Angry Czech officials in the run-up to the Berlin summit urged the German presidency to handle the forthcoming talks on the EU constitution differently - but Ms Merkel told journalists that she would continue her way of working.

"This is one of the things that cannot be done out in the open on the market square," she said about the constitution issue.

"What I want to avoid is that every time there is a draft document, and when one of the 27 [member states] makes a small amendment, there has to be a broad debate on every single little change, that it becomes a matter of prestige."

She said her way of dealing with the issue through diplomatic channels would also give the Czech republic an opportunity to defend its interests - "perhaps more successfully than when everything is in the newspapers the next day and the other countries say - the Czechs got three things and now we want three things too."

Meanwhile, the German chancellor confirmed that Berlin wants to break the EU's institutional deadlock, sparked by "no" votes against European constitution in France and the Netherlands in 2005. as quickly as possible.

She said a key EU leaders summit in June should concentrate on how it can be ensured that a revised version of the EU constitution will be ratified in time for the 2009 European elections.

"It's not just about running up a document saying at some stage we will ratify it," she said. "There were two failed referendums and we have to draw lessons from that."

"The real issue will be implementation. It is not good enough to have 27 signatories on a paper that cannot be implemented," the chancellor stated. "The June [summit] cannot completely solve this issue, but it can demonstrate that we have the will to achieve something before the European elections."

The German EU presidency favours a fast-track procedure which would see the Portuguese presidency in the second half of this year open and close a so-called Intergovernmental Conference (IGC) which would renegotiate the constitution. An early agreement would leave enough time for the ratification of the revised constitution before mid-2009.

But during a working lunch in Berlin on Sunday, it emerged that not all EU leaders agreed to this speedy timetable, with Polish president Lech Kaczynski saying after the meeting that that the 2009 deadline for ratification is "not realistic."

Alternative Berlin declaration

Meanwhile, eurosceptic and pro-democracy groups are gearing up to fight any rapid resurrection of the EU constitution without citizens having a say in it.

Jens-Peter Bonde, Danish eurosceptic member of the European Parliament, said he is setting up a cross-political group of MEPs who will call for referendums across the EU.

The group would include both supporters and opponents of the current EU constitution, uniting in their belief that the decision on treaty reform should be made by citizens. "We will call for referendums as soon as the result of the IGC is there," Mr Bonde said.

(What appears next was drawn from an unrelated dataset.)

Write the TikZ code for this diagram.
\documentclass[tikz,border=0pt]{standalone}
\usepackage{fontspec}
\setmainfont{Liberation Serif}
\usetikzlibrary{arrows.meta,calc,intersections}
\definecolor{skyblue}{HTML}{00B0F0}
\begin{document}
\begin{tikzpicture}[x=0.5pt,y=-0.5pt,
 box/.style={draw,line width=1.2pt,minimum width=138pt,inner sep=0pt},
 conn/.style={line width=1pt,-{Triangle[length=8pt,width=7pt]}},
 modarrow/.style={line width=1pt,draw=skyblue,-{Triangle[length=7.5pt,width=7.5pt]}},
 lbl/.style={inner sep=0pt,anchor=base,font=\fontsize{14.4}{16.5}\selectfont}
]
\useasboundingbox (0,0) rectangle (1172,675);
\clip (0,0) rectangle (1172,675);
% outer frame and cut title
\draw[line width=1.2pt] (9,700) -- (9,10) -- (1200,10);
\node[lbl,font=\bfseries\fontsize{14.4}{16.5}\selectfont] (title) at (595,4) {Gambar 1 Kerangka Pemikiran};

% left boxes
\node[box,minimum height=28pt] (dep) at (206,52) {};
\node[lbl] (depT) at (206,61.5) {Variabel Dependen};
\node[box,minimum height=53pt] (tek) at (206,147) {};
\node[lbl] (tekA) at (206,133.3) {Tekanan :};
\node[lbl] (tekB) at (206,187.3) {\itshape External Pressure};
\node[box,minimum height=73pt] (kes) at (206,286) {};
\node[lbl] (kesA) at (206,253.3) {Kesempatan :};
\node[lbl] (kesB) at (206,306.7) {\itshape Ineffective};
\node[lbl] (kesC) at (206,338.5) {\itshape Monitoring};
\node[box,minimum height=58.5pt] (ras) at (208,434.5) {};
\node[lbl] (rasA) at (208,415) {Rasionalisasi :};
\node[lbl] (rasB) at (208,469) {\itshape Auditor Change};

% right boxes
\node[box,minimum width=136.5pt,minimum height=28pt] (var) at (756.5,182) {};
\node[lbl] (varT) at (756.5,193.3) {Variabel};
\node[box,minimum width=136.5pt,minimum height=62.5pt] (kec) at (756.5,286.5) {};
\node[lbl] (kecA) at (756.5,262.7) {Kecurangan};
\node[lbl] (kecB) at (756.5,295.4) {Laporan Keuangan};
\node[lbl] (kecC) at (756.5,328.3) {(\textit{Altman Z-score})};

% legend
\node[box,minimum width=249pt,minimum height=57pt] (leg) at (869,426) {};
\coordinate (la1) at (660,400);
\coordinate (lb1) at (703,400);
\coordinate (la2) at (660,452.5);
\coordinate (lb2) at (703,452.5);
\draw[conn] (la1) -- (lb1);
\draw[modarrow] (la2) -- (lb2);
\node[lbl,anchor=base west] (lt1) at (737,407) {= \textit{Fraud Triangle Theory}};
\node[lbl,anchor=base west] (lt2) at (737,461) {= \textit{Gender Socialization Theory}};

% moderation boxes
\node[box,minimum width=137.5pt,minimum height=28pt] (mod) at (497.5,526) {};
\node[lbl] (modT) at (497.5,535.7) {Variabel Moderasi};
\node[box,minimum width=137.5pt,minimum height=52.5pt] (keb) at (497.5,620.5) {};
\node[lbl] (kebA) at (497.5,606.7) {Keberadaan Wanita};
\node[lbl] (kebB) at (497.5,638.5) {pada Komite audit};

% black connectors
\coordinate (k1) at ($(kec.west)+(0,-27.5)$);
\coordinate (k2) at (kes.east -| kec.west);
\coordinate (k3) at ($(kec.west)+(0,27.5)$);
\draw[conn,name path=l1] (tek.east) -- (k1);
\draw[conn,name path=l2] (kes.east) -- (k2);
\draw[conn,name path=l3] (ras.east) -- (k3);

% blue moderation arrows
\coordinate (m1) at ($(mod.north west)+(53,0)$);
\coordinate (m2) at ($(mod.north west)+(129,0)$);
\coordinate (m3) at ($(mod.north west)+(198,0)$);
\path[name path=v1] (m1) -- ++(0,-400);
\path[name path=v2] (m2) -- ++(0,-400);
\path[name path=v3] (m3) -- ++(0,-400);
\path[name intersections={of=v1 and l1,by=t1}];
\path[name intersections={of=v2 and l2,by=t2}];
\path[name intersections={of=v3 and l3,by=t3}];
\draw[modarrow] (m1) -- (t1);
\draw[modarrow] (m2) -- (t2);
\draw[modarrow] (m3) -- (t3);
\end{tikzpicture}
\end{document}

During the Berlin summit, a group of pro-democracy groups such as the EUDemocrats and the German-based "More Democracy" organised an alternative EU anniversary conference in a school in Berlin's Kreuzberg area, with Dutch socialist and British conservative eurosceptics participating in the event.

In an "Alternative Berlin Declaration," the conference called upon EU leaders to "respect the explicit 'no' to the EU constitution in France and the Netherlands."

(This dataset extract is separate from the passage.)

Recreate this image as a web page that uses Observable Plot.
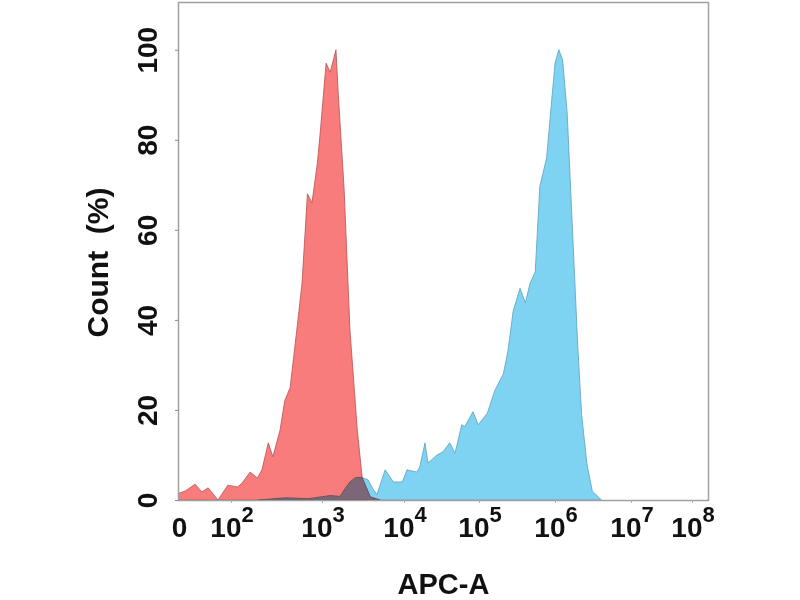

"It was an expression of the alienation felt between voters and the political class and it was a vote for a Europe of the citizens. Angela Merkel's request to revive the EU constitution at the highest level and behind closed doors will not solve the crisis but intensify it," the declaration says.

"We demand for an open, democratic process – without artificial time-pressure – in which the citizens will have the decisive say about the future of Europe."

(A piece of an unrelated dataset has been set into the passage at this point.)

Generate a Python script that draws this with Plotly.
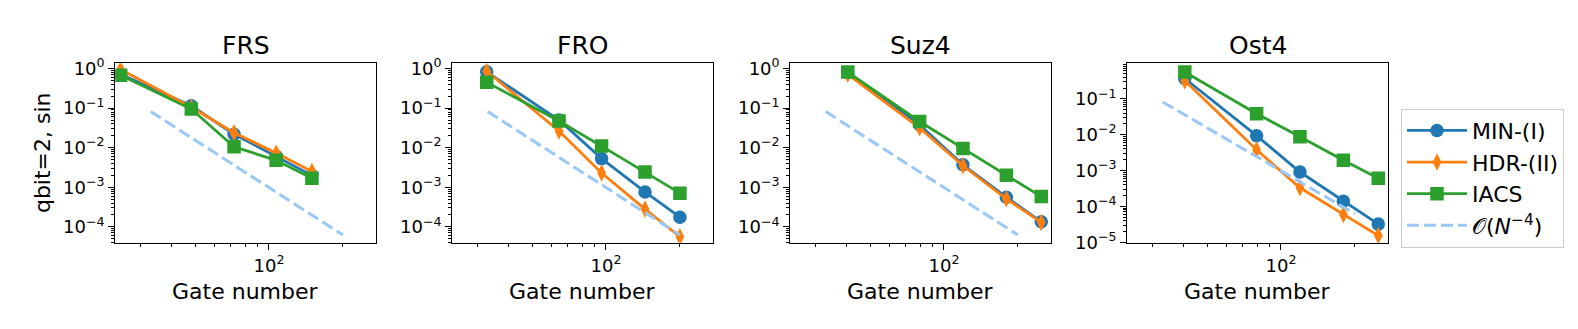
import plotly.graph_objects as go

# ---------------- data ----------------
titles = ["FRS", "FRO", "Suz4", "Ost4"]
series_names = ["MIN-(I)", "HDR-(II)", "IACS"]

frs_gates = [24.9, 48.3, 72.1, 107, 149.6]
frs_min = [0.72, 0.115, 0.022, 0.0061, 0.0020]
frs_hdr = [0.95, 0.105, 0.024, 0.0073, 0.0025]
frs_iacs = [0.68, 0.095, 0.0106, 0.0048, 0.0017]

fro_gates = [32.7, 64.4, 96, 144.2, 200]
fro_min = [0.83, 0.050, 0.0053, 7.6e-4, 1.75e-4]
fro_hdr = [0.86, 0.0264, 0.0023, 2.8e-4, 5.6e-5]
fro_iacs = [0.45, 0.0475, 0.011, 0.00243, 7.1e-4]

suz_gates = [40.6, 79.6, 119.5, 179.5, 249]
suz_min = [0.79, 0.038, 0.0037, 5.6e-4, 1.34e-4]
suz_hdr = [0.72, 0.0318, 0.0035, 5.1e-4, 1.29e-4]
suz_iacs = [0.82, 0.046, 0.0096, 0.0020, 5.8e-4]

ost_gates = [40.6, 79.6, 119.5, 179.5, 249]
ost_min = [0.37, 0.0094, 9.1e-4, 1.39e-4, 3.2e-5]
ost_hdr = [0.32, 0.0038, 3.3e-4, 5.9e-5, 1.53e-5]
ost_iacs = [0.56, 0.0386, 0.0088, 0.00193, 6.1e-4]

ref_name = "𝒪(<i>N</i><sup>−4</sup>)"
ref_gates = [33, 200]
ref_err = [0.082, 6.2e-5]

x_tickvals = [100]
x_ticktext = ["10<sup>2</sup>"]
x_minor = [20, 30, 40, 50, 60, 70, 80, 90, 200, 300]
y_tickvals = [1e-5, 1e-4, 1e-3, 1e-2, 1e-1, 1]
y_ticktext = ["10<sup>−5</sup>", "10<sup>−4</sup>", "10<sup>−3</sup>",
              "10<sup>−2</sup>", "10<sup>−1</sup>", "10<sup>0</sup>"]
y_minor = [m * 10.0 ** k for k in range(-6, 1) for m in range(2, 10)]

panels = [
    (frs_gates, [frs_min, frs_hdr, frs_iacs]),
    (fro_gates, [fro_min, fro_hdr, fro_iacs]),
    (suz_gates, [suz_min, suz_hdr, suz_iacs]),
    (ost_gates, [ost_min, ost_hdr, ost_iacs]),
]

# ---------------- style ----------------
W, H = 1578, 329
colors = ["#1f77b4", "#ff7f0e", "#2ca02c"]
symbols = ["circle", "diamond-tall", "square"]
msizes = [13.5, 12.5, 13.5]
ref_color = "#99c8f8"
FONT = "DejaVu Sans"

left_px = [107.3, 444.3, 782.3, 1119.3]
panel_w = 261
top_px, bot_px = 50, 240
x_range = [1.3745, 2.437]
y_ranges = [[-4.406, 0.1355]] * 3 + [[-5.018, -0.0066]]

fig = go.Figure()
for i, (gates, ys) in enumerate(panels):
    xa = "x" if i == 0 else f"x{i+1}"
    ya = "y" if i == 0 else f"y{i+1}"
    for j, yv in enumerate(ys):
        fig.add_trace(go.Scatter(
            x=gates, y=yv, xaxis=xa, yaxis=ya, mode="lines+markers",
            name=series_names[j], legendgroup=series_names[j], showlegend=(i == 3),
            line=dict(color=colors[j], width=2.8),
            marker=dict(symbol=symbols[j], size=msizes[j], color=colors[j], line=dict(width=0)),
        ))
    fig.add_trace(go.Scatter(
        x=ref_gates, y=ref_err, xaxis=xa, yaxis=ya, mode="lines",
        name=ref_name, legendgroup="ref", showlegend=(i == 3),
        line=dict(color=ref_color, width=3, dash="12px,5px"),
    ))

    dom_x = [left_px[i] / W, (left_px[i] + panel_w) / W]
    dom_y = [1 - bot_px / H, 1 - top_px / H]
    axis_common = dict(showline=True, mirror=True, linecolor="black", linewidth=1.2,
                       showgrid=False, zeroline=False, ticks="outside", ticklen=6,
                       tickwidth=1.2, tickcolor="black",
                       tickfont=dict(family=FONT, size=18, color="black"))
    fig.layout[("xaxis" if i == 0 else f"xaxis{i+1}")] = dict(
        type="log", domain=dom_x, range=x_range, anchor=ya,
        tickmode="array", tickvals=x_tickvals, ticktext=x_ticktext,
        minor=dict(tickmode="array", tickvals=x_minor, ticks="outside", ticklen=3.5,
                   tickwidth=1, tickcolor="black"),
        **axis_common)
    fig.layout[("yaxis" if i == 0 else f"yaxis{i+1}")] = dict(
        type="log", domain=dom_y, range=y_ranges[i], anchor=xa,
        tickmode="array", tickvals=y_tickvals, ticktext=y_ticktext,
        minor=dict(tickmode="array", tickvals=y_minor, ticks="outside", ticklen=3.5,
                   tickwidth=1, tickcolor="black"),
        **axis_common)

    cx = (left_px[i] + panel_w / 2) / W
    fig.add_annotation(text=titles[i], x=cx, y=1 - 31 / H, xref="paper", yref="paper",
                       showarrow=False, xanchor="center", yanchor="middle",
                       font=dict(family=FONT, size=25, color="black"))
    fig.add_annotation(text="Gate number", x=cx, y=1 - 291 / H, xref="paper", yref="paper",
                       showarrow=False, xanchor="center", yanchor="middle",
                       font=dict(family=FONT, size=22, color="black"))

fig.add_annotation(text="qbit=2, sin", x=34 / W, y=1 - 145 / H, xref="paper", yref="paper",
                   showarrow=False, textangle=-90, xanchor="center", yanchor="middle",
                   font=dict(family=FONT, size=22, color="black"))

fig.update_layout(
    width=W, height=H,
    margin=dict(l=0, r=0, t=0, b=0),
    paper_bgcolor="white", plot_bgcolor="white",
    font=dict(family=FONT, color="black"),
    legend=dict(x=1393 / W, y=1 - 98 / H, xanchor="left", yanchor="top",
                bordercolor="#cccccc", borderwidth=1, bgcolor="white",
                font=dict(family=FONT, size=22, color="black"),
                itemwidth=60, tracegroupgap=0),
)

fig.write_html("out.html")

'Germany has not ratified'

Among the alternative conference's participants, there was also one German professor who reminded Ms Merkel that the EU constitution has not been fully ratified in Germany -despite Berlin's strong public backing for it.

Law professor Karl Albrecht Schachtschneider, himself a strong opponent of the constitution, in 2005 filed a lawsuit against the charter on behalf of German MP Peter Gauweiler before Germany's national constitutional court in Karlsruhe.

The court said last October it would not rule on whether the EU constitution was compatible with the German constitution until after a final decision had been taken on the overall fate of the document

This ruling has impeded German president Horst Koehler from signing the ratification bill which was passed by the German parliament, with the president's signature necessary for final ratification.